* YOUR OBJECTIVE *
Quote the whole listing word for word. Do not include the pictures.

* GIVEN INFORMATION *
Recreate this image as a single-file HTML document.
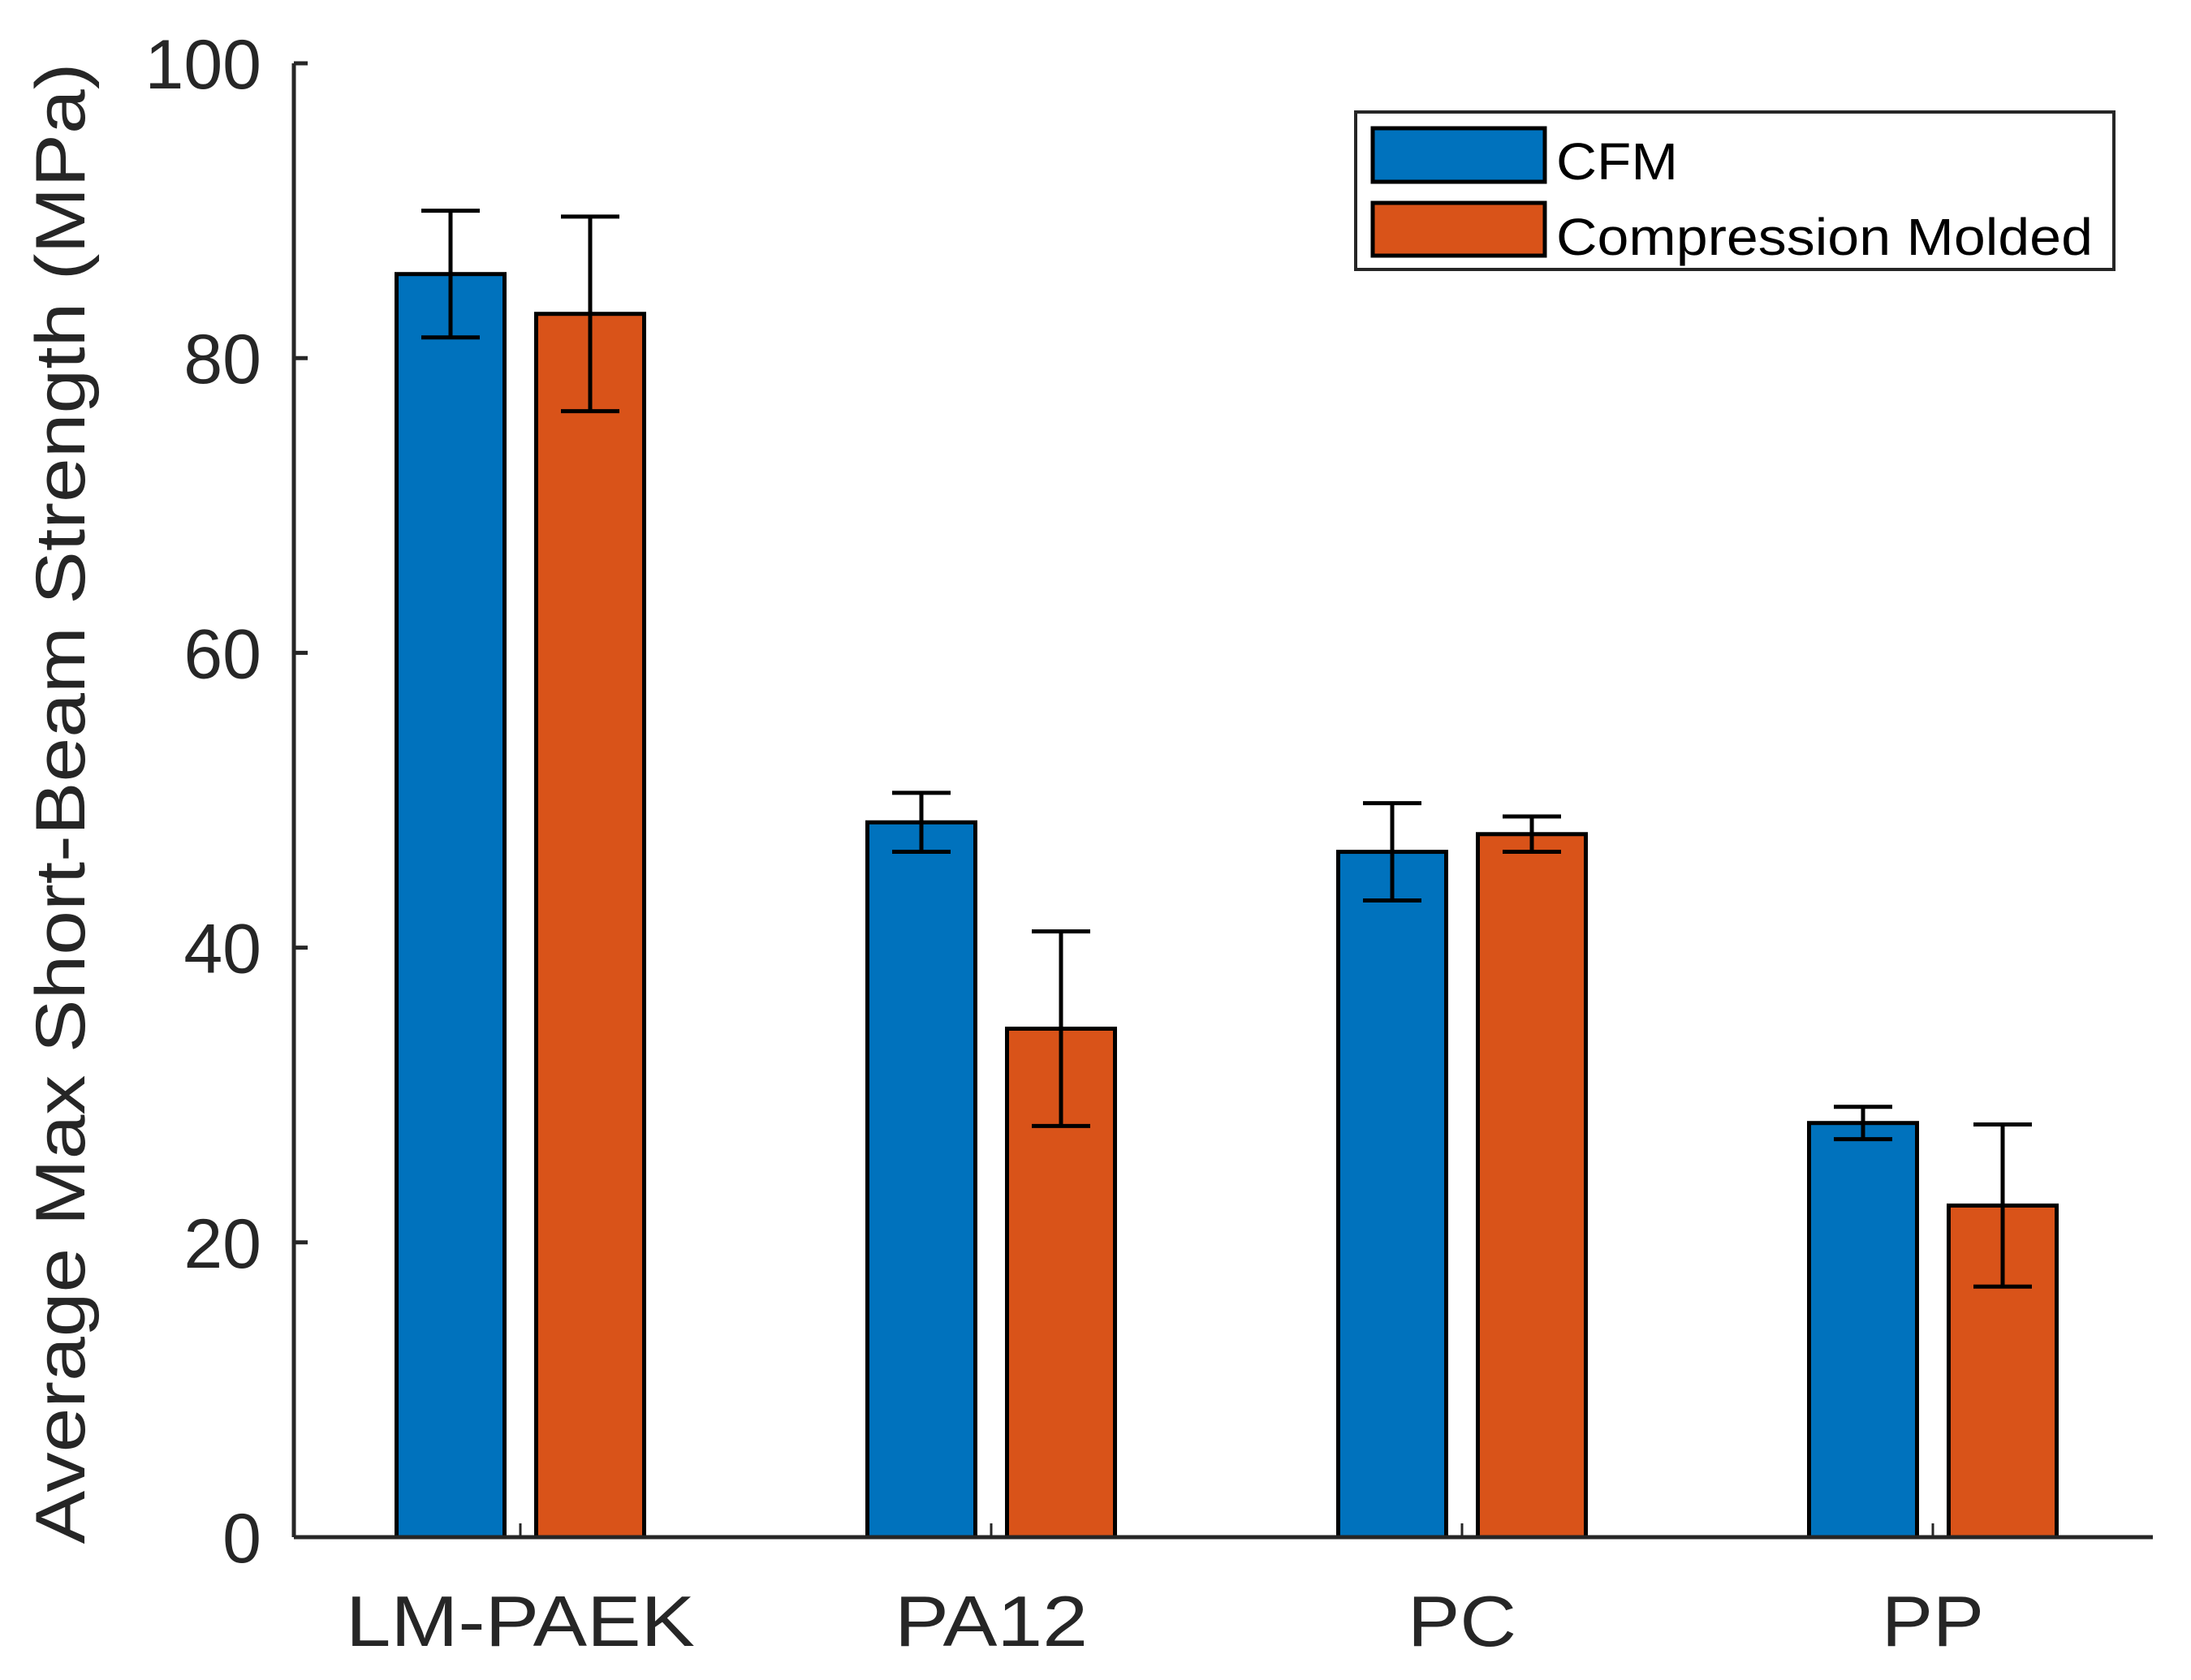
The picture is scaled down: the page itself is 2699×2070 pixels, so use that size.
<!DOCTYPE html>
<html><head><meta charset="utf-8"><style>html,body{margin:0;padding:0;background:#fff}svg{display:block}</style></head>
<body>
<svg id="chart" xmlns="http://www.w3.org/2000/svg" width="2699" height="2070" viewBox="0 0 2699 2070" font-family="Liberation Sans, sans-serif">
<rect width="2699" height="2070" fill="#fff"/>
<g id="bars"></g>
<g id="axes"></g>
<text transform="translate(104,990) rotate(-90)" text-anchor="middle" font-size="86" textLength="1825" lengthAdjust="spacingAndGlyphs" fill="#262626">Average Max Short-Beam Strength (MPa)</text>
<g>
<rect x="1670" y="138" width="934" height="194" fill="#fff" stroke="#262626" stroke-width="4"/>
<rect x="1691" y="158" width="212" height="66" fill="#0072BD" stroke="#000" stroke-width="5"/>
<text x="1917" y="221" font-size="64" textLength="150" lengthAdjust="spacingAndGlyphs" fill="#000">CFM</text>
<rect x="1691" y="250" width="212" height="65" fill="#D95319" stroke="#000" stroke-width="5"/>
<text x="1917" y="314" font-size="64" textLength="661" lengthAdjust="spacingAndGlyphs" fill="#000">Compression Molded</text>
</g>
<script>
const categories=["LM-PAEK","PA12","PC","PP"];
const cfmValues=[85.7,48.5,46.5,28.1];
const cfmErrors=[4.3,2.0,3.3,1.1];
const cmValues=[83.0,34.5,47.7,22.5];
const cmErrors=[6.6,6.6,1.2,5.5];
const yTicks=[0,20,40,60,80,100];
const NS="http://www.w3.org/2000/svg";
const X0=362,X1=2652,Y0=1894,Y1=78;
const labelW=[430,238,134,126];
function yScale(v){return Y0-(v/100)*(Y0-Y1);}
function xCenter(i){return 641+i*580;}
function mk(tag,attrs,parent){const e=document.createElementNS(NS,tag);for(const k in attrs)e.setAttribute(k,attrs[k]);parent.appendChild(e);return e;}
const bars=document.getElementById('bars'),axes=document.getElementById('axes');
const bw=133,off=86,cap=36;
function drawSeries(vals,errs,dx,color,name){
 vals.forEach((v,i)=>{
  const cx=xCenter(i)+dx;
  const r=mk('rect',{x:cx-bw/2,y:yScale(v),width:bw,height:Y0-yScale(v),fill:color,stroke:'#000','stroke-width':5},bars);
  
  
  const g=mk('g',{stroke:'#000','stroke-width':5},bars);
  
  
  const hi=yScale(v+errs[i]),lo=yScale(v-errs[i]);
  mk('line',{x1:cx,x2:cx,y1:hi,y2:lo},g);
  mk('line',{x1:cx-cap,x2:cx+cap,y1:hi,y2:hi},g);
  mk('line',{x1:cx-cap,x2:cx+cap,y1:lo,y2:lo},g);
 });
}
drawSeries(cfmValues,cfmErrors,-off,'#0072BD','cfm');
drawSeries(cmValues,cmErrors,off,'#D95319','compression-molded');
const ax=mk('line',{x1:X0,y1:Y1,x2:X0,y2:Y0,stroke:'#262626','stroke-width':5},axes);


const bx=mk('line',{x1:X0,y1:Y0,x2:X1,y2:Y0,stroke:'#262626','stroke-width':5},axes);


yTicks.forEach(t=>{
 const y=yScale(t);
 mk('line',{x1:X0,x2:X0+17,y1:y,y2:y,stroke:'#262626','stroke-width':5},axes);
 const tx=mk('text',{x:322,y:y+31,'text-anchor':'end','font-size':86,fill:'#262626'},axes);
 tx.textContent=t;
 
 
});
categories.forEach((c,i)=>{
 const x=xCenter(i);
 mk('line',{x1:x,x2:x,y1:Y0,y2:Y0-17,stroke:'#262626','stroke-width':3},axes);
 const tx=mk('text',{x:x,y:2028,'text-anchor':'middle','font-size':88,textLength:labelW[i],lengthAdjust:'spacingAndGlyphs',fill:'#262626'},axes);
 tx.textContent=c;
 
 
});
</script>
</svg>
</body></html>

* OUTPUT FOR THIS EXERCISE *
Recreate this image as a single-file HTML document.
The picture is scaled down: the page itself is 2699×2070 pixels, so use that size.
<!DOCTYPE html>
<html><head><meta charset="utf-8"><style>html,body{margin:0;padding:0;background:#fff}svg{display:block}</style></head>
<body>
<svg id="chart" xmlns="http://www.w3.org/2000/svg" width="2699" height="2070" viewBox="0 0 2699 2070" font-family="Liberation Sans, sans-serif">
<rect width="2699" height="2070" fill="#fff"/>
<g id="bars"></g>
<g id="axes"></g>
<text transform="translate(104,990) rotate(-90)" text-anchor="middle" font-size="86" textLength="1825" lengthAdjust="spacingAndGlyphs" fill="#262626">Average Max Short-Beam Strength (MPa)</text>
<g>
<rect x="1670" y="138" width="934" height="194" fill="#fff" stroke="#262626" stroke-width="4"/>
<rect x="1691" y="158" width="212" height="66" fill="#0072BD" stroke="#000" stroke-width="5"/>
<text x="1917" y="221" font-size="64" textLength="150" lengthAdjust="spacingAndGlyphs" fill="#000">CFM</text>
<rect x="1691" y="250" width="212" height="65" fill="#D95319" stroke="#000" stroke-width="5"/>
<text x="1917" y="314" font-size="64" textLength="661" lengthAdjust="spacingAndGlyphs" fill="#000">Compression Molded</text>
</g>
<script>
const categories=["LM-PAEK","PA12","PC","PP"];
const cfmValues=[85.7,48.5,46.5,28.1];
const cfmErrors=[4.3,2.0,3.3,1.1];
const cmValues=[83.0,34.5,47.7,22.5];
const cmErrors=[6.6,6.6,1.2,5.5];
const yTicks=[0,20,40,60,80,100];
const NS="http://www.w3.org/2000/svg";
const X0=362,X1=2652,Y0=1894,Y1=78;
const labelW=[430,238,134,126];
function yScale(v){return Y0-(v/100)*(Y0-Y1);}
function xCenter(i){return 641+i*580;}
function mk(tag,attrs,parent){const e=document.createElementNS(NS,tag);for(const k in attrs)e.setAttribute(k,attrs[k]);parent.appendChild(e);return e;}
const bars=document.getElementById('bars'),axes=document.getElementById('axes');
const bw=133,off=86,cap=36;
function drawSeries(vals,errs,dx,color,name){
 vals.forEach((v,i)=>{
  const cx=xCenter(i)+dx;
  const r=mk('rect',{x:cx-bw/2,y:yScale(v),width:bw,height:Y0-yScale(v),fill:color,stroke:'#000','stroke-width':5},bars);
  
  
  const g=mk('g',{stroke:'#000','stroke-width':5},bars);
  
  
  const hi=yScale(v+errs[i]),lo=yScale(v-errs[i]);
  mk('line',{x1:cx,x2:cx,y1:hi,y2:lo},g);
  mk('line',{x1:cx-cap,x2:cx+cap,y1:hi,y2:hi},g);
  mk('line',{x1:cx-cap,x2:cx+cap,y1:lo,y2:lo},g);
 });
}
drawSeries(cfmValues,cfmErrors,-off,'#0072BD','cfm');
drawSeries(cmValues,cmErrors,off,'#D95319','compression-molded');
const ax=mk('line',{x1:X0,y1:Y1,x2:X0,y2:Y0,stroke:'#262626','stroke-width':5},axes);


const bx=mk('line',{x1:X0,y1:Y0,x2:X1,y2:Y0,stroke:'#262626','stroke-width':5},axes);


yTicks.forEach(t=>{
 const y=yScale(t);
 mk('line',{x1:X0,x2:X0+17,y1:y,y2:y,stroke:'#262626','stroke-width':5},axes);
 const tx=mk('text',{x:322,y:y+31,'text-anchor':'end','font-size':86,fill:'#262626'},axes);
 tx.textContent=t;
 
 
});
categories.forEach((c,i)=>{
 const x=xCenter(i);
 mk('line',{x1:x,x2:x,y1:Y0,y2:Y0-17,stroke:'#262626','stroke-width':3},axes);
 const tx=mk('text',{x:x,y:2028,'text-anchor':'middle','font-size':88,textLength:labelW[i],lengthAdjust:'spacingAndGlyphs',fill:'#262626'},axes);
 tx.textContent=c;
 
 
});
</script>
</svg>
</body></html>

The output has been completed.